Best of 2020

In January 2020, as we looked forward to a fresh start with the beginning of a new decade, many of us had high hopes. We didn’t expect that the year would be full of surprises, many of them involving cancellations, disruptions, and challenging circumstances.

Amidst the global coronavirus pandemic, a divided political scene, and civil unrest in the United States, we tend to remember the negative aspects of 2020. However, I believe that there is still much to celebrate about 2020. Below is a list of my top four things that happened last year.

At the end of the third quarter, many of us expected that we would return to school after Spring Break. Instead, the whole country went on lockdown due to the coronavirus, and we were forced to quarantine, which banned any social gatherings. Despite these difficulties, we found a way to socialize by using video communication services, such as Zoom or FaceTime. While stuck at home, many of us had the chance to reconnect with distant relatives or stay connected with close friends and family. A new sense of community was built as we all struggled through the pandemic together. During holidays or birthdays, my family organized Zoom “parties,” where we enjoyed good conversation and played virtual games like Among Us, Pictionary, or Never Have I Ever. Laughter and smiles filled our homes as we spent time as an extended family. Although we were all at our separate houses, these online gatherings helped us feel like we were still together.

With lots of time at home, many of us took up new hobbies to distract ourselves. On many weekends in 2020, I found myself in the kitchen with my new hobby: baking. The more I baked, the more sugary confections I could enjoy. So, I was in my kitchen whipping up desserts left and right, including crepes filled with sliced strawberries and whipped cream, fluffy Hokkaido milk bread (which is even tastier fresh from the oven), and carrot cake topped with homemade cream cheese frosting. Even though my mom wasn’t pleased with the mess I made, I managed to make up for my disorganization by serving up a weekly lineup of sweet treats. The few extras I had were given to my grandparents, who were big fans of my desserts. Although my consumption of sweets increased tenfold, I am proud of the accomplished baker I’ve become. Making desserts and giving them away definitely made quarantine a lot sweeter.

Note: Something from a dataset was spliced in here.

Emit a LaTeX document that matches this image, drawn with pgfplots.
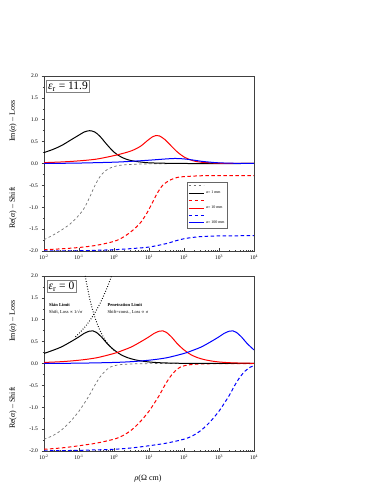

When home started to feel too small—with parents and siblings all working and attending school from home—many of us ventured outdoors to find our inner peace. Since the pandemic, I have noticed an increase of people outside. While I found myself enjoying a bit of fresh air, lots of my neighbors were also walking their dogs or strolling with their family members. I started to bike again with my dad and my brother, and my mom brought me to Kaimana Beach to go swimming weekly during breaks at 7 a.m. (when the freezing water would definitely wake me up.) Since most sport seasons were cancelled, I practiced volleyball on my driveway or at the outdoor courts at Ala Moana Beach Park. Instead of traveling off-island, my family went on early morning hikes at places like Makapu’u to escape the walls of our house and to enjoy the beautiful views of Oahu. We also took family road trips to the North Shore to get shave ice, and we drove to farther beaches like Yokohama Bay, a great spot to watch sunsets. While spending more time in nature, I learned to be thankful for the paradise that I live in, greatly increasing my appreciation for Hawaii’s outdoors.

With the U.S. Presidential election taking place in 2020, politics was a notable aspect of our lives. Even though people my age aren’t eligible to vote, we found ways to participate in our democracy. I saw many young people participating in protests in support of Black Lives Matter, for example. As I heard about the distinct and opposing political views in this country, I became more curious to learn about the U.S. government. I started to pay more attention to the news in order to seek the truth behind what people were arguing about, so that I can form my own opinion about what is going on. Other teenagers were also seeing and evaluating how democracy works and doesn’t work. For the first time, many of us were learning the importance of voting and how it allows us to actively participate in our democracy. Our generation will be the future leaders of our country, and I am glad that many of us learned the impact we can have on our government.

As I recall my silver linings of 2020, I am filled with an overwhelming sense of gratitude. The pandemic gave me time to reflect, to become self-aware, to grow, and to be thankful. The year was by no means easy, but I persisted and came out stronger than before. As I look ahead into 2021, I am more hopeful and gladly welcome the adventures to come. I hope you do the same: Take time to think about 2020, reflect on the many good things that happened, find closure to the year, and be ready to start this new chapter of life.